Il CommentoImposte

Donazione esente anche per società Ue

di Angelo Busani

La donazione – tra un donante e un donatario entrambi italiani – avente a oggetto quote di partecipazione al capitale di società con sede in un Paese membro dell’Unione europea, beneficia dell’esenzione da imposta di donazione (disposta dall’articolo 3, comma 4-ter, Dlgs 346/1990, il Testo unico dell’imposta di successione e donazione). Ciò, tuttavia, a condizione che:
● il donatario consegua il controllo della società le cui quote di partecipazione sono oggetto di donazione;

● il donatario si impegni, con specifica dichiarazione nel contratto di donazione, a mantenere il controllo della società per almeno cinque anni (e poi, in effetti, mantenga tale controllo per almeno un quinquennio).

È quanto deciso dalla Cassazione con la sentenza 5692 del 23 febbraio scorso rigettando il ricorso di un contribuente che pretendeva di applicare l’esenzione a una donazione di partecipazioni in una società lussemburghese a prescindere dal fatto che fosse oggetto di donazione un pacchetto “di controllo” e dal fatto che il controllo fosse mantenuto per cinque anni, ritenendo che questi due requisiti siano da considerare solo nel caso in cui la donazione abbia a oggetto quote di partecipazione in società italiane.

La tesi del contribuente si incentrava su due principali argomentazioni:
● una lettura molto stringente della normativa in questione, la quale, quando si riferisce al trasferimento della quota “di controllo”, si riferisce alle società di cui all’articolo 73, comma 1, lettera a) del Tuir, nel quale invero sono contemplate le società di capitali e le cooperative «residenti nel territorio dello Stato»;

● una considerazione, di carattere più generale, secondo cui la norma di esenzione sarebbe dettata dall’intento del legislatore di favorire il ricambio generazionale delle aziende italiane, con la conseguenza che il trasferimento del controllo in aziende site all’estero sarebbe un fatto verso il quale l’ordinamento tributario italiano non avrebbe interesse.

La Cassazione replica che quando la legge si riferisce alle società «residenti nel territorio dello Stato», si tratta di un’espressione che va letta, anzitutto, come se si riferisse anche alle società aventi sede in qualsiasi Paese membro dell’Unione europea perché – se l’agevolazione non venisse consentita alla donazione di quote di partecipazione in tali società – si avrebbe una situazione di contrasto con il principio di libertà di stabilimento di iniziative economiche nel territorio unionale.

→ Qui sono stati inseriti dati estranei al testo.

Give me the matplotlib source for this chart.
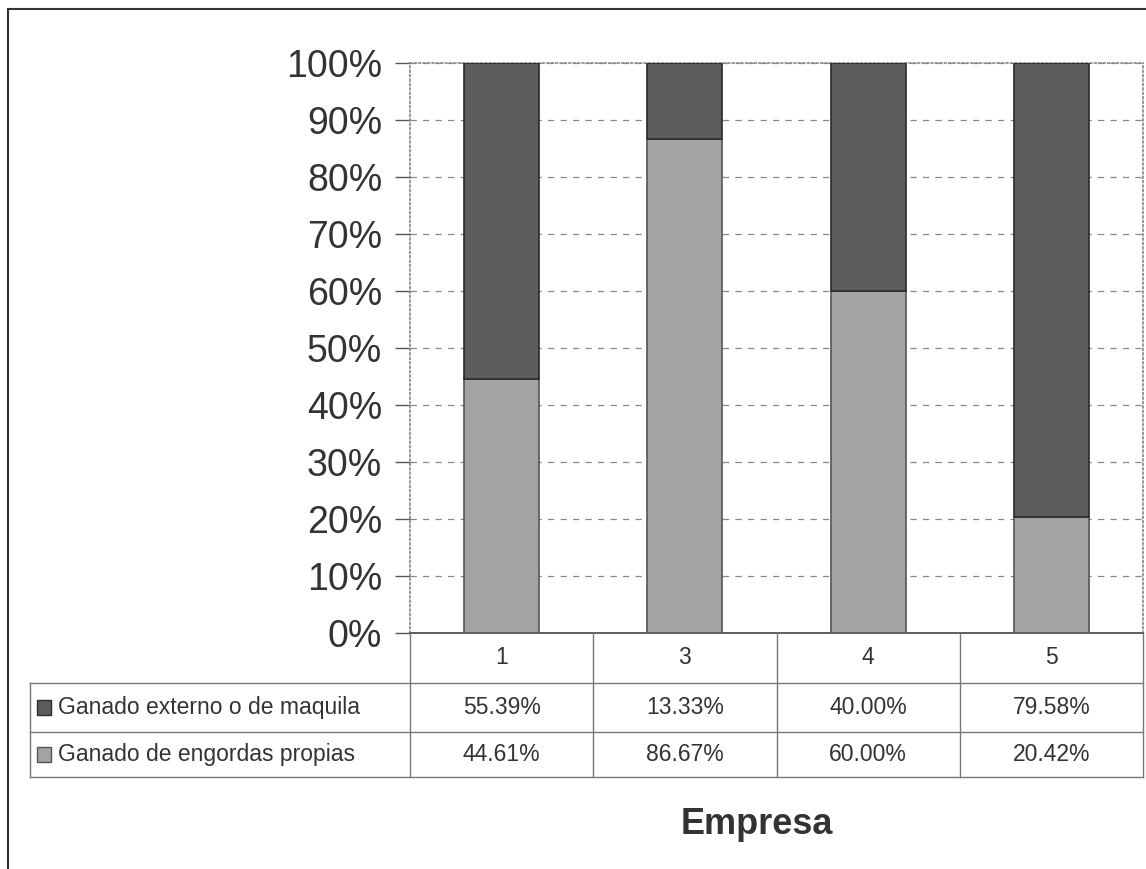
import numpy as np
import matplotlib
matplotlib.use('Agg')
import matplotlib.pyplot as plt
from matplotlib.patches import Rectangle

plt.rcParams['font.family'] = ['Liberation Sans', 'DejaVu Sans']

# datos
empresas = ['1', '3', '4', '5']
externo = [55.39, 13.33, 40.00, 79.58]
propias = [44.61, 86.67, 60.00, 20.42]
series = ['Ganado externo o de maquila', 'Ganado de engordas propias']
yticks = np.arange(0, 101, 10)

c_dark = '#5c5c5c'
c_light = '#a3a3a3'

W, H = 1146, 869
fig = plt.figure(figsize=(W / 100, H / 100), dpi=100)

# marco exterior
fig.patches.append(Rectangle((8 / W, -0.01), 1.2, 1 - 9 / H + 0.01,
                             transform=fig.transFigure, fill=False,
                             edgecolor='#333333', lw=1.5))

# area de grafico (px: x 410-1143, y 63-633)
ax = fig.add_axes([410 / W, 1 - 633 / H, 733 / W, 570 / H])
x = np.arange(len(empresas))
ax.bar(x, propias, width=0.41, color=c_light, edgecolor='#555555', lw=1.2, zorder=3)
ax.bar(x, externo, width=0.41, bottom=propias, color=c_dark, edgecolor='#2a2a2a',
       lw=1.2, zorder=3)
ax.set_xlim(-0.5, len(empresas) - 0.5)
ax.set_ylim(0, 100)
ax.set_yticks(yticks)
ax.set_yticklabels([f'{v}%' for v in yticks], fontsize=27, color='#333333')
ax.tick_params(axis='y', length=11, width=1, color='#555555', pad=9)
ax.set_xticks([])
ax.yaxis.grid(True, linestyle=(0, (5, 5)), color='#888888', lw=0.9, zorder=0)
for s in ['top', 'left', 'right']:
    ax.spines[s].set_color('#888888')
    ax.spines[s].set_linestyle(':')
    ax.spines[s].set_linewidth(1.2)
ax.spines['bottom'].set_color('#444444')
ax.spines['bottom'].set_linewidth(1.2)

# tabla de datos (px: y 633-777)
tab = fig.add_axes([410 / W, 1 - 777 / H, 733 / W, 144 / H])
tab.set_xlim(-0.5, len(empresas) - 0.5)
tab.set_ylim(144, 0)
tab.axis('off')
row_edges = [0, 50, 99, 144]
lab_left = -0.5 - 380 / 183.25
lc = '#777777'
for i in range(len(empresas) + 1):
    tab.plot([i - 0.5, i - 0.5], [0, 144], color=lc, lw=1, clip_on=False)
for yy in row_edges[1:]:
    tab.plot([lab_left, len(empresas) - 0.5], [yy, yy], color=lc, lw=1, clip_on=False)
tab.plot([lab_left, lab_left], [row_edges[1], row_edges[3]], color=lc, lw=1, clip_on=False)

fs = 16.5
mid = [(row_edges[k] + row_edges[k + 1]) / 2 for k in range(3)]
for i, e in enumerate(empresas):
    tab.text(i, mid[0], e, ha='center', va='center', fontsize=fs, color='#333333')
    tab.text(i, mid[1], f'{externo[i]:.2f}%', ha='center', va='center',
             fontsize=fs, color='#333333')
    tab.text(i, mid[2], f'{propias[i]:.2f}%', ha='center', va='center',
             fontsize=fs, color='#333333')

for k, (name, col, ec) in enumerate(zip(series, [c_dark, c_light], ['#2a2a2a', '#555555'])):
    y = mid[k + 1]
    tab.add_patch(Rectangle((lab_left + 0.04, y - 7.5), 0.075, 15, facecolor=col,
                            edgecolor=ec, lw=1, clip_on=False))
    tab.text(lab_left + 0.155, y, name, ha='left', va='center', fontsize=fs,
             color='#333333', clip_on=False)

fig.text(757 / W, 1 - 825 / H, 'Empresa', ha='center', va='center',
         fontsize=26, fontweight='bold', color='#333333')

fig.savefig('out.png', dpi=100)
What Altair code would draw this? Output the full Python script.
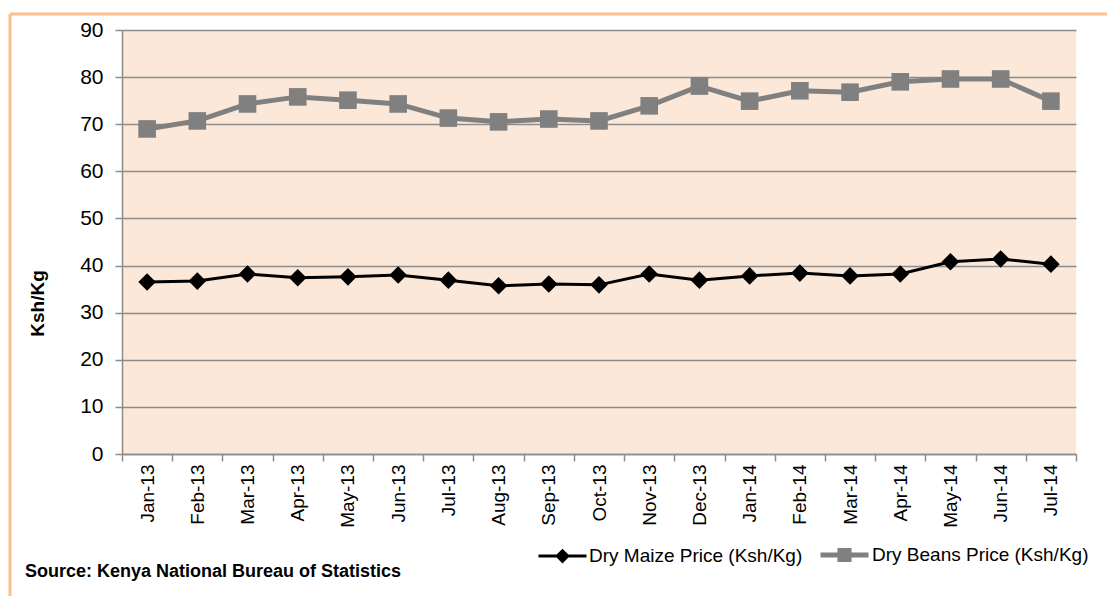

D’altro canto, secondo la Cassazione, non si può pensare che i requisiti del trasferimento del controllo e del mantenimento quinquennale del controllo siano applicabili solamente al caso della donazione di partecipazioni in società italiane poiché quest’ultima avrebbe un trattamento deteriore rispetto alla donazione riguardante partecipazioni in società straniere. In sostanza, si avrebbe un «regime di maggior favore … privo di logica … rispetto ai principi di ragionevolezza e di capacità contributiva».